We were so young then. Our parents would laugh at that, of course, from their vantage point; to them, we are still young, will always be young, or at least younger than they are.
Just to say that is to acknowledge that we know each other’s parents, a luxury not found among friends made in later adulthood, when we don’t have friends to the house for the weekend, when the parents aren’t there for graduations and weddings because those have all past and are now the things that belong to our children and not to us. It is lovely to reconnect with old friends, the friends who knew you when. It’s not so much a feast of nostalgia as much as it is an unexpected delight to discover an old friend in her adult years, to see her shaped by career and marriage and parenthood and aging parents and disappointment and hardship, knowing that the laughs we once shared have been sustaining, at least a little, even as the reconnection hints at laughs yet to come.
My friends are amazing women. They have grown into their beauty: the natural gray highlights, the eye creases that make smiles more real, the knowledge now of what to do with eyebrows and moustaches and lipstick. Our bodies that grew babies are different, but we’re still the types we were: the amazon; the chubby one who has such a pretty face; the long-legged beauty; the chesty one who fretted over their size but secretly loved them.
Personalities are being distilled; we’re not as concentrated as our parents are becoming, but still we are more us than we were in our late teens and early twenties. We looked forward to conquering the world, or at least our little corner of it. One would become a Broadway star, another, a PR tycoon, another, a world-traveling lawyer.
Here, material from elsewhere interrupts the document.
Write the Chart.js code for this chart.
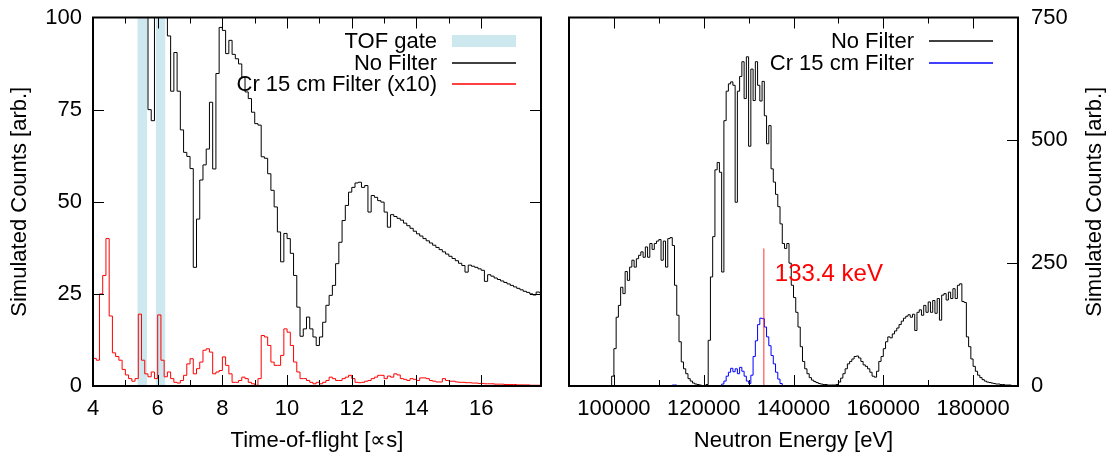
<!DOCTYPE html>
<html>
<head>
<meta charset="utf-8">
<title>TOF / energy spectra</title>
<script src="https://cdn.jsdelivr.net/npm/chart.js@4.4.1/dist/chart.umd.min.js"></script>
<style>
  html, body { margin: 0; padding: 0; background: #fff; }
  #wrap { position: relative; width: 1111px; height: 457px; overflow: hidden; }
  canvas { position: absolute; top: 0; }
  #tof { left: 0; }
  #energy { left: 555px; }
</style>
</head>
<body>
<div id="wrap">
  <canvas id="tof" width="555" height="457"></canvas>
  <canvas id="energy" width="556" height="457"></canvas>
</div>
<script>
// ---- Data ----

// Time-of-flight histograms, bins of 0.1 us starting at 4.0 us
const tofStart = 4.0;
const tofBinWidth = 0.1;
// values above 100 run off the top of the plot
const tofNoFilter = [
  140, 140, 140, 140, 140, 140, 140, 140, 140, 140,
  140, 140, 140, 140, 140, 140, 140, 75, 72, 140,
  140, 140, 140, 95, 80, 90.5, 80, 69.5, 63.4, 62.3,
  59, 32.2, 45.3, 55.9, 60, 64.3, 77, 58.9, 84.8, 97.3,
  96.5, 90.2, 93.8, 90, 88.8, 87.4, 83.8, 79.8, 78, 74.3,
  71.2, 70.8, 62.2, 61.8, 57.6, 53.1, 48.6, 41.8, 33.7, 41.4,
  40, 36, 30, 21.4, 13.5, 15.5, 18.7, 15.5, 13.3, 11,
  13.3, 17.3, 21.9, 24.6, 27.3, 33.2, 39, 44.9, 49, 52.6,
  53.9, 55.1, 55.3, 53.9, 54.4, 47.2, 51.7, 51.2, 50.3, 49.9,
  47.2, 43.1, 46.5, 46, 45.5, 45, 44.2, 43.5, 42.8, 42,
  41.3, 40.7, 40, 39.4, 38.8, 38.2, 37.6, 37, 36.4, 35.8,
  35.2, 34.6, 34, 33.3, 32.7, 30.9, 32.8, 32.5, 32.2, 31.8,
  31.4, 28.4, 30.2, 29.8, 29.3, 28.9, 28.5, 28.1, 27.7, 27.3,
  26.9, 26.5, 26.1, 25.7, 25.4, 25, 24.7, 25.5, 25.3
];
// Cr 15 cm filter, already multiplied by 10
const tofCrFilter = [
  7.5, 7, 25, 30, 40, 19, 9, 8, 7, 4.5,
  3, 2, 1.3, 2, 19.5, 7, 3.3, 2.5, 3.8, 2,
  19.3, 7, 2.5, 3.8, 2, 1, 0.8, 1.5, 2.9, 6,
  7.4, 3.3, 4.7, 6.5, 9.7, 10.1, 9.2, 3.3, 3.8, 4.2,
  7.9, 5.6, 3.3, 1, 1, 1.5, 2.4, 2, 1, 0.6,
  0.2, 2, 13.7, 13.3, 11, 6.5, 5.6, 5.6, 8.3, 15.5,
  14.6, 11, 6.5, 3.8, 2, 2, 1.5, 1, 0.6, 1,
  0.6, 1, 1.5, 2.4, 2, 1.5, 1.5, 2, 2.4, 2.9,
  2, 1, 0.9, 1, 1.3, 1.5, 2, 2.4, 2.9, 2.9,
  2, 2.7, 2.4, 3.3, 3, 2, 1.8, 1.5, 2, 1.8,
  1.5, 2.2, 2.2, 2, 1.5, 1.3, 1.1, 1.1, 2, 1.5,
  1.3, 1.3, 1.1, 1, 1, 0.9, 0.9, 0.8, 0.8, 0.7,
  0.7, 0.6, 0.6, 0.6, 0.5, 0.5, 0.5, 0.4, 0.4, 0.4,
  0.4, 0.3, 0.3, 0.3, 0.3, 0.2, 0.2, 0.2, 0.2
];
const tofGates = [[5.37, 5.67], [5.94, 6.24]];
const tofTickLabels = ['4', '6', '8', '10', '12', '14', '16'];

// Energy histograms, bins of 500 eV starting at 90 keV
const energyStart = 90000;
const energyBinWidth = 500;
const energyNoFilter = [
  0, 0, 0, 0, 0, 0, 0, 0, 0, 0,
  0, 0, 0, 0, 0, 0, 0, 0, 0, 20,
  76, 140, 164, 201, 188, 233, 215, 242, 256, 242,
  259, 266, 273, 262, 283, 262, 290, 278, 290, 295,
  298, 256, 295, 242, 300, 302, 286, 205, 144, 90,
  49, 35, 25, 15, 10, 6, 4, 3, 2, 1,
  1, 3, 93, 222, 304, 440, 455, 435, 232, 540,
  600, 615, 619, 612, 374, 600, 630, 660, 585, 670,
  488, 645, 581, 660, 612, 580, 620, 550, 493, 530,
  442, 415, 390, 365, 330, 290, 280, 290, 250, 205,
  180, 150, 120, 80, 50, 35, 25, 17, 12, 9,
  7, 5, 4, 3, 3, 2, 2, 2, 2, 3,
  8, 16, 25, 35, 45, 50, 55, 60, 61, 57,
  50, 43, 40, 35, 28, 20, 18, 30, 50, 60,
  76, 90, 100, 98, 106, 112, 118, 125, 132, 138,
  142, 145, 140, 146, 113, 150, 155, 144, 164, 150,
  171, 150, 174, 148, 178, 134, 185, 188, 175, 191,
  178, 198, 178, 205, 208, 172, 170, 100, 80, 55,
  40, 30, 22, 17, 13, 10, 8, 7, 6, 5,
  4, 4, 3, 3, 2, 2, 2, 1, 1, 1
];
const energyCrFilter = [
  0, 0, 0, 0, 0, 0, 0, 0, 0, 0,
  0, 0, 0, 0, 0, 0, 0, 0, 0, 0,
  0, 0, 0, 0, 0, 0, 0, 0, 0, 0,
  0, 0, 0, 0, 0, 0, 0, 0, 0, 0,
  0, 0, 0, 0, 0, 1, 2, 2, 1, 0,
  0, 0, 0, 0, 0, 0, 0, 0, 0, 0,
  0, 0, 0, 0, 0, 0, 0, 1, 4, 10,
  20, 28, 36, 29, 35, 25, 38, 30, 20, 10,
  5, 22, 60, 92, 125, 138, 137, 120, 100, 82,
  62, 45, 28, 14, 5, 1, 0, 0, 0, 0,
  0, 0, 0, 0, 0, 0, 0, 0, 0, 0,
  0, 0, 0, 0, 0, 0, 0, 0, 0, 0,
  0, 0, 0, 0, 0, 0, 0, 0, 0, 0,
  0, 0, 0, 0, 0, 0, 0, 0, 0, 0,
  0, 0, 0, 0, 0, 0, 0, 0, 0, 0,
  0, 0, 0, 0, 0, 0, 0, 0, 0, 0,
  1, 1, 1, 1, 1, 1, 1, 1, 1, 1,
  1, 1, 1, 1, 1, 1, 0, 0, 0, 0,
  0, 0, 0, 0, 0, 0, 0, 0, 0, 0,
  0, 0, 0, 0, 0, 0, 0, 0, 0, 0
];
const energyTickLabels = ['100000', '120000', '140000', '160000', '180000'];
const markerEnergy = 133400;
const markerHeight = 280;
const markerLabel = '133.4 keV';


// ---- Helpers ----

const FONT = '"Liberation Sans", Arial, Helvetica, sans-serif';
Chart.defaults.font.family = FONT;
Chart.defaults.font.size = 22;
Chart.defaults.color = '#000';

const gateColor = 'rgba(173, 216, 230, 0.6)';

/**
 * Turn bin values into step points (one extra point closes the last bin)
 */
function histogram(start, width, values) {
    const pts = values.map((v, i) => ({ x: start + i * width, y: v }));
    pts.push({ x: start + values.length * width, y: values[values.length - 1] });
    return pts;
}

function stepLine(label, data, color, order) {
    return {
        label: label,
        data: data,
        borderColor: color,
        borderWidth: 1,
        pointRadius: 0,
        stepped: true,
        fill: false,
        order: order
    };
}

/**
 * Gnuplot style frame with inward ticks (mirrored where asked)
 */
function frameTicks(isMajorX, ySides) {
    return {
        id: 'frameTicks',
        afterDatasetsDraw(chart) {
            const { ctx, chartArea: a, scales } = chart;
            ctx.save();
            ctx.strokeStyle = '#000';
            ctx.lineWidth = 1;

            const xs = scales.x;
            xs.ticks.forEach(t => {
                if (t.value <= xs.min || t.value >= xs.max) return;
                const px = Math.round(xs.getPixelForValue(t.value)) + 0.5;
                const len = isMajorX(t.value) ? 11 : 6;
                ctx.beginPath();
                ctx.moveTo(px, a.bottom); ctx.lineTo(px, a.bottom - len);
                ctx.moveTo(px, a.top); ctx.lineTo(px, a.top + len);
                ctx.stroke();
            });

            const ys = scales.y;
            ys.ticks.forEach(t => {
                if (t.value <= ys.min || t.value >= ys.max) return;
                const py = Math.round(ys.getPixelForValue(t.value)) + 0.5;
                ctx.beginPath();
                if (ySides.includes('left')) { ctx.moveTo(a.left, py); ctx.lineTo(a.left + 11, py); }
                if (ySides.includes('right')) { ctx.moveTo(a.right, py); ctx.lineTo(a.right - 11, py); }
                ctx.stroke();
            });

            ctx.lineWidth = 2;
            ctx.strokeRect(a.left, a.top, a.right - a.left, a.bottom - a.top);
            ctx.restore();
        }
    };
}

/**
 * Key in the upper right corner: text right-aligned, sample to its right
 */
function keyBox(entries) {
    return {
        id: 'keyBox',
        afterDraw(chart) {
            const { ctx, chartArea: a } = chart;
            ctx.save();
            ctx.font = '22px ' + FONT;
            ctx.textAlign = 'right';
            ctx.textBaseline = 'middle';
            entries.forEach((e, i) => {
                const y = Math.round(a.top + 23.5 + i * 21.5);
                ctx.fillStyle = '#000';
                ctx.fillText(e[0], a.right - 104, y + 1);
                if (e[2] === 'box') {
                    ctx.fillStyle = e[1];
                    ctx.fillRect(a.right - 89, y - 6, 64, 12);
                } else {
                    ctx.strokeStyle = e[1];
                    ctx.lineWidth = 1.6;
                    ctx.beginPath();
                    ctx.moveTo(a.right - 89, y);
                    ctx.lineTo(a.right - 25, y);
                    ctx.stroke();
                }
            });
            ctx.restore();
        }
    };
}

// no axis lines or grid; fixed box sizes so the frames land where the original has them
function baseScales(xOpts, yOpts) {
    const common = {
        grid: { display: false, drawTicks: false },
        border: { display: false }
    };
    return {
        x: Object.assign({ type: 'linear' }, common, xOpts, {
            afterFit: s => { s.height = 71; s.paddingLeft = 0; s.paddingRight = 0; }
        }),
        y: Object.assign({}, common, yOpts, {
            afterFit: s => { s.width = 93; s.paddingTop = 0; s.paddingBottom = 0; }
        })
    };
}


// ---- Left: time-of-flight ----

const gateSets = tofGates.map(g => ({
    label: 'TOF gate',
    data: [{ x: g[0], y: 100 }, { x: g[1], y: 100 }],
    borderColor: 'transparent',
    borderWidth: 0,
    backgroundColor: gateColor,
    pointRadius: 0,
    fill: 'origin',
    order: 10
}));

new Chart(document.getElementById('tof'), {
    type: 'line',
    data: {
        datasets: gateSets.concat([
            stepLine('No Filter', histogram(tofStart, tofBinWidth, tofNoFilter), '#000000', 2),
            stepLine('Cr 15 cm Filter (x10)', histogram(tofStart, tofBinWidth, tofCrFilter), '#ff0000', 1)
        ])
    },
    options: {
        responsive: false,
        animation: false,
        layout: { padding: { top: 17.5, right: 14, left: 0, bottom: 0 } },
        plugins: { legend: { display: false }, tooltip: { enabled: false } },
        scales: baseScales({
            min: 4,
            max: 17.85,
            ticks: {
                stepSize: 1,
                autoSkip: false,
                maxRotation: 0,
                padding: 10,
                callback: v => tofTickLabels.includes(String(v)) ? String(v) : ''
            },
            title: { display: true, text: 'Time-of-flight [∝s]', padding: { top: 0, bottom: 3 } }
        }, {
            min: 0,
            max: 100,
            ticks: { stepSize: 25, padding: 11 },
            title: { display: true, text: 'Simulated Counts [arb.]', padding: { top: 7, bottom: 0 } }
        })
    },
    plugins: [
        frameTicks(v => v % 2 === 0, ['left', 'right']),
        keyBox([
            ['TOF gate', gateColor, 'box'],
            ['No Filter', '#000000', 'line'],
            ['Cr 15 cm Filter (x10)', '#ff0000', 'line']
        ])
    ]
});


// ---- Right: neutron energy ----

const markerNote = {
    id: 'markerNote',
    afterDraw(chart) {
        const { ctx, scales, chartArea: a } = chart;
        ctx.save();
        ctx.fillStyle = '#ff0000';
        ctx.font = '24px ' + FONT;
        ctx.textAlign = 'left';
        ctx.textBaseline = 'alphabetic';
        ctx.fillText(markerLabel, scales.x.getPixelForValue(markerEnergy) + 11,
            scales.y.getPixelForValue(markerHeight) + 33);

        // right hand axis title reads bottom to top, as on the left
        ctx.fillStyle = '#000';
        ctx.font = '22px ' + FONT;
        ctx.textAlign = 'center';
        ctx.textBaseline = 'middle';
        ctx.translate(chart.width - 16, (a.top + a.bottom) / 2);
        ctx.rotate(-Math.PI / 2);
        ctx.fillText('Simulated Counts [arb.]', 0, 0);
        ctx.restore();
    }
};

new Chart(document.getElementById('energy'), {
    type: 'line',
    data: {
        datasets: [
            stepLine('No Filter', histogram(energyStart, energyBinWidth, energyNoFilter), '#000000', 3),
            stepLine('Cr 15 cm Filter', histogram(energyStart, energyBinWidth, energyCrFilter), '#0000ff', 2),
            {
                label: markerLabel,
                data: [{ x: markerEnergy, y: 0 }, { x: markerEnergy, y: markerHeight }],
                borderColor: 'rgba(255, 0, 0, 0.8)',
                borderWidth: 1,
                pointRadius: 0,
                fill: false,
                order: 1
            }
        ]
    },
    options: {
        responsive: false,
        animation: false,
        layout: { padding: { top: 17.5, right: 0, left: 14, bottom: 0 } },
        plugins: { legend: { display: false }, tooltip: { enabled: false } },
        scales: baseScales({
            min: 90000,
            max: 190000,
            ticks: {
                stepSize: 10000,
                autoSkip: false,
                maxRotation: 0,
                padding: 10,
                callback: v => energyTickLabels.includes(String(v)) ? String(v) : ''
            },
            title: { display: true, text: 'Neutron Energy [eV]', padding: { top: 0, bottom: 3 } }
        }, {
            position: 'right',
            min: 0,
            max: 750,
            ticks: { stepSize: 250, padding: 13 },
            title: { display: false }
        })
    },
    plugins: [
        frameTicks(v => v % 20000 === 0, ['right']),
        keyBox([
            ['No Filter', '#000000', 'line'],
            ['Cr 15 cm Filter', '#0000ff', 'line']
        ]),
        markerNote
    ]
});
</script>
</body>
</html>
And we did some of that but never as much as we dreamed of. Instead, we discovered the elegance of compromise, and learned for ourselves, with regret and relief, that we can’t have it all, and maybe we never really did want it all. We gave up a little here so that we could have a little there; our choices became more nuanced and sometimes we let go of who we were in order to reach out to who we would be. But that moment between the letting go and the new holding was terrifying, so we had our moments of lostness, too.
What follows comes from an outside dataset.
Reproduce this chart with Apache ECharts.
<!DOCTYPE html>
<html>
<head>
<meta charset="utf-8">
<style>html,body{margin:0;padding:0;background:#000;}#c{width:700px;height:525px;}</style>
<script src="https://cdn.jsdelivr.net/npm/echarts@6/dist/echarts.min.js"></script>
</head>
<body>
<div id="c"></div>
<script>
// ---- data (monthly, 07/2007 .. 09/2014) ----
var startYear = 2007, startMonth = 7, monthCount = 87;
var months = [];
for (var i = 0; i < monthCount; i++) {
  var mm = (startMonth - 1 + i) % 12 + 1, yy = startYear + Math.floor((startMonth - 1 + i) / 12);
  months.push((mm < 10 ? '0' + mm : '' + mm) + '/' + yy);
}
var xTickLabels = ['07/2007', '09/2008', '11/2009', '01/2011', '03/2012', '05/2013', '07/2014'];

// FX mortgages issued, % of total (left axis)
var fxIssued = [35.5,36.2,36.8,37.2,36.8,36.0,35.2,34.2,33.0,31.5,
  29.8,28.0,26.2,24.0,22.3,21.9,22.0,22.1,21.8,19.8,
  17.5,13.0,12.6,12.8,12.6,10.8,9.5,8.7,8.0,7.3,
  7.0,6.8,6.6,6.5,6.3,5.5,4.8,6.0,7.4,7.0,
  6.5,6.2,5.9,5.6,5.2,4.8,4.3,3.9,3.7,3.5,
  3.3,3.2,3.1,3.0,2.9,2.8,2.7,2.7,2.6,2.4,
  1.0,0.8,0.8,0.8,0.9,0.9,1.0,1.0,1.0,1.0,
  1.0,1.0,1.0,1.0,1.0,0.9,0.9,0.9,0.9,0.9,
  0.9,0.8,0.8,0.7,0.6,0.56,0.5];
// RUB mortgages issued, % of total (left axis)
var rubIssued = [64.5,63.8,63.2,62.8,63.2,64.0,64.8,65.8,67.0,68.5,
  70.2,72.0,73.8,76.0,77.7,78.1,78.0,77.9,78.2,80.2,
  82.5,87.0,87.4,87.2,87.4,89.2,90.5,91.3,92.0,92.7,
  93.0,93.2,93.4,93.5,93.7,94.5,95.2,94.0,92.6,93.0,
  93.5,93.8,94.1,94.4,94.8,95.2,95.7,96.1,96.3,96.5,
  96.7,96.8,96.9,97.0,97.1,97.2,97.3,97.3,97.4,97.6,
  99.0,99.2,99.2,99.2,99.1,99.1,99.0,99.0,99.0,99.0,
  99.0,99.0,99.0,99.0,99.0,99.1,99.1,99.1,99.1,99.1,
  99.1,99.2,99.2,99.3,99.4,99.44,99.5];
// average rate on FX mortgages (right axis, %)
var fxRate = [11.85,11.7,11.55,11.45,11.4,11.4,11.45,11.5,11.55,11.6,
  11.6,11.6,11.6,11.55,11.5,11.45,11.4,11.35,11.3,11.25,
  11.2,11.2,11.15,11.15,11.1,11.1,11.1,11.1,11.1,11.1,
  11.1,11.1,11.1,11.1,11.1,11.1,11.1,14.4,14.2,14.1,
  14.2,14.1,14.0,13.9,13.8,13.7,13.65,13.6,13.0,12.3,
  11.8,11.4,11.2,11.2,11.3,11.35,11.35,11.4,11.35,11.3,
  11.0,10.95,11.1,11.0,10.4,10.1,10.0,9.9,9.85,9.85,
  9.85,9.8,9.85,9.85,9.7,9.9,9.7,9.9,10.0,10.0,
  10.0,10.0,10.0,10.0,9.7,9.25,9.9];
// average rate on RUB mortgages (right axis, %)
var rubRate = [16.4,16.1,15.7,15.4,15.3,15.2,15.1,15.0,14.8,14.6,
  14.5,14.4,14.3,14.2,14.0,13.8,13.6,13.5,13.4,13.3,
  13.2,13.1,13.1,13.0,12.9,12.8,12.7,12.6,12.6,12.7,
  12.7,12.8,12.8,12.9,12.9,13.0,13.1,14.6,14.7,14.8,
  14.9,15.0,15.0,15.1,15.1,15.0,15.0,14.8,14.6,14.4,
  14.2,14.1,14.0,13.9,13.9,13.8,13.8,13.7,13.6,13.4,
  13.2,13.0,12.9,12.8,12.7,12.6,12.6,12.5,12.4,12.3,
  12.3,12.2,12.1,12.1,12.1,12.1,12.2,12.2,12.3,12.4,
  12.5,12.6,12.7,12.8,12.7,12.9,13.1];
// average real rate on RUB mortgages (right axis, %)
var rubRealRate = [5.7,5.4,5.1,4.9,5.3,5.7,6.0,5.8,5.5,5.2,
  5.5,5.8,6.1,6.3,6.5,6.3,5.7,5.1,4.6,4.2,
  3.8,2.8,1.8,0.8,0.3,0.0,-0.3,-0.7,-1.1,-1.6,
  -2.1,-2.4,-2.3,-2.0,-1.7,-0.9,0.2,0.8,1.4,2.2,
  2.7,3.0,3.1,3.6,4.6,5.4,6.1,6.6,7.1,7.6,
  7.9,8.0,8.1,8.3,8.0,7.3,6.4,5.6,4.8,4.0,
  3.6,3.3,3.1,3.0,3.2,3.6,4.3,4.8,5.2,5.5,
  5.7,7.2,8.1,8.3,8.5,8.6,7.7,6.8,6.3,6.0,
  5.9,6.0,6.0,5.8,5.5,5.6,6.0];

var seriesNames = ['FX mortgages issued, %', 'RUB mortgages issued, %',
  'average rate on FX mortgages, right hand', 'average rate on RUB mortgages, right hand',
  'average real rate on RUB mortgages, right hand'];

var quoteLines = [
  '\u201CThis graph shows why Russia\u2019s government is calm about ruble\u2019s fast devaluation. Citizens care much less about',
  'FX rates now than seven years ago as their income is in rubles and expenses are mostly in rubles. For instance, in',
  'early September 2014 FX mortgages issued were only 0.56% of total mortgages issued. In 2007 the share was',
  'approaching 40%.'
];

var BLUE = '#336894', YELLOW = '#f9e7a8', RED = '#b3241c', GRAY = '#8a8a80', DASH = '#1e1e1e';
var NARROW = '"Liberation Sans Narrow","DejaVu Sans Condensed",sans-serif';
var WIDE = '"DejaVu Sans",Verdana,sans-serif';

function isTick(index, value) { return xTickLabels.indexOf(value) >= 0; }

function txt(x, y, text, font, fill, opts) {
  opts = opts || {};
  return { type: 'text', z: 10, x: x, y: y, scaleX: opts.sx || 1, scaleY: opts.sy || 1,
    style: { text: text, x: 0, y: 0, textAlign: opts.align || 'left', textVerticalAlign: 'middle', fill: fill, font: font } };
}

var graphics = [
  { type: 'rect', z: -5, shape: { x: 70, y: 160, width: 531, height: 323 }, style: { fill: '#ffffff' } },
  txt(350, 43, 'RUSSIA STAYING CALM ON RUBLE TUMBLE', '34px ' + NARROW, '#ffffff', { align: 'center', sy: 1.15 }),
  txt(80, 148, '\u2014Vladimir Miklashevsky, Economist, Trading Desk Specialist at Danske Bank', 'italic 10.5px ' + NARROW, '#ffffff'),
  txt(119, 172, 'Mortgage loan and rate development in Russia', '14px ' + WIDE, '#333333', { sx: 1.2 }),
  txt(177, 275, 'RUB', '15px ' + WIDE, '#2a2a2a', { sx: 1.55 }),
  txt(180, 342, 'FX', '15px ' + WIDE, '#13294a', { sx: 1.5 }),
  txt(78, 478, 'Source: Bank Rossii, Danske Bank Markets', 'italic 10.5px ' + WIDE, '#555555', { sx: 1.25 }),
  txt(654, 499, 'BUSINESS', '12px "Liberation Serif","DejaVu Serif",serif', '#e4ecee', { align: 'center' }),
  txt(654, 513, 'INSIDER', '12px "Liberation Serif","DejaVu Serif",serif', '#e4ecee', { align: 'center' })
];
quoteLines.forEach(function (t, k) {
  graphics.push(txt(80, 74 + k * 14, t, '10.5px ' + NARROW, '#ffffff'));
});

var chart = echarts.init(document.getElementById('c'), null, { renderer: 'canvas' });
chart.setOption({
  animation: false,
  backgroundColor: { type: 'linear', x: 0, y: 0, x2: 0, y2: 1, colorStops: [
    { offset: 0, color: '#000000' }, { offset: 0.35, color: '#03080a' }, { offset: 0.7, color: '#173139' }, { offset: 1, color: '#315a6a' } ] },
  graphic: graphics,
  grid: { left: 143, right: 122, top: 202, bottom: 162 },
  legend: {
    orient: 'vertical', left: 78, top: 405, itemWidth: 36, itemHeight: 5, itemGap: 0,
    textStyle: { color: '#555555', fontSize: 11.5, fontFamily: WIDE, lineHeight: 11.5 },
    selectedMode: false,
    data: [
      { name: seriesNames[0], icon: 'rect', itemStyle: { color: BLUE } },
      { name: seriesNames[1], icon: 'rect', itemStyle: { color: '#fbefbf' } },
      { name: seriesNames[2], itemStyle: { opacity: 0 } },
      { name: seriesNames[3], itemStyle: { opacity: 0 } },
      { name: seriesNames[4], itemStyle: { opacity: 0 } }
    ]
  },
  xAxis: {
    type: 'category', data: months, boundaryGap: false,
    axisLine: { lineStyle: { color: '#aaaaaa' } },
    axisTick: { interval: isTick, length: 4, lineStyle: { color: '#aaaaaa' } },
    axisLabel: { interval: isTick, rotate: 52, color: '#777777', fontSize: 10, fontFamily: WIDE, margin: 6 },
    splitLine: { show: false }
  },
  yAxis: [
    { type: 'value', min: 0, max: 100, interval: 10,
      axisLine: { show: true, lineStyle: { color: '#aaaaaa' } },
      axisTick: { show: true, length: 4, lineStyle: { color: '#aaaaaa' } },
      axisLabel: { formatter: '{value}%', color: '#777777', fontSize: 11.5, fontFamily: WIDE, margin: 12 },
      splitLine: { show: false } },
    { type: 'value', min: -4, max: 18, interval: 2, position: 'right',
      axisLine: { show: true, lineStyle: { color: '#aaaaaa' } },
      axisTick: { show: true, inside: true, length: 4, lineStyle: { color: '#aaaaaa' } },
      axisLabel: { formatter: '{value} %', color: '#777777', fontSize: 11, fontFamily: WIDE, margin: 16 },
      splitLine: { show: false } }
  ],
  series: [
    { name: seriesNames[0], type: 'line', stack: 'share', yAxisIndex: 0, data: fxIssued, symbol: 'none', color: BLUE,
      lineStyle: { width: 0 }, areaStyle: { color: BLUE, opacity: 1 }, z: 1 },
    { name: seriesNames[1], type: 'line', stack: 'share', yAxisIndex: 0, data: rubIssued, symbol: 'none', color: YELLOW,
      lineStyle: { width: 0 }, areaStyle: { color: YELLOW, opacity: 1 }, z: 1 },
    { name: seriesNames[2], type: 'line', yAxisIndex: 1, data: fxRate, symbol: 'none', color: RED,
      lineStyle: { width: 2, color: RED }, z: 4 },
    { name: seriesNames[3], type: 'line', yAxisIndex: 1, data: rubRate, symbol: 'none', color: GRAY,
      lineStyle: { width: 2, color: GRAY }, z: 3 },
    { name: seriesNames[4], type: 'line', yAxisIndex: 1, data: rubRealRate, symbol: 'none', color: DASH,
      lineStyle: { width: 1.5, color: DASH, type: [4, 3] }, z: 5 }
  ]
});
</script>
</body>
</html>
We were girls of such privilege and potential. We were beloved and lightly scarred, scarred by the mere rejections and the slightly broken hearts and the friendships that were (we realized in retrospect) a bit forced. Some of the friendships survived and deepened and some faded into a shrugged memory. Some will get picked up where they left off only to dive into the deep end where new things are treasured. A laconic attitude is now appreciated as gentleness and deliberateness. A desire to please has morphed into a sharp perception and unflagging honesty. But a good laugh is still a good laugh, and a delight in each other is still just that: delight.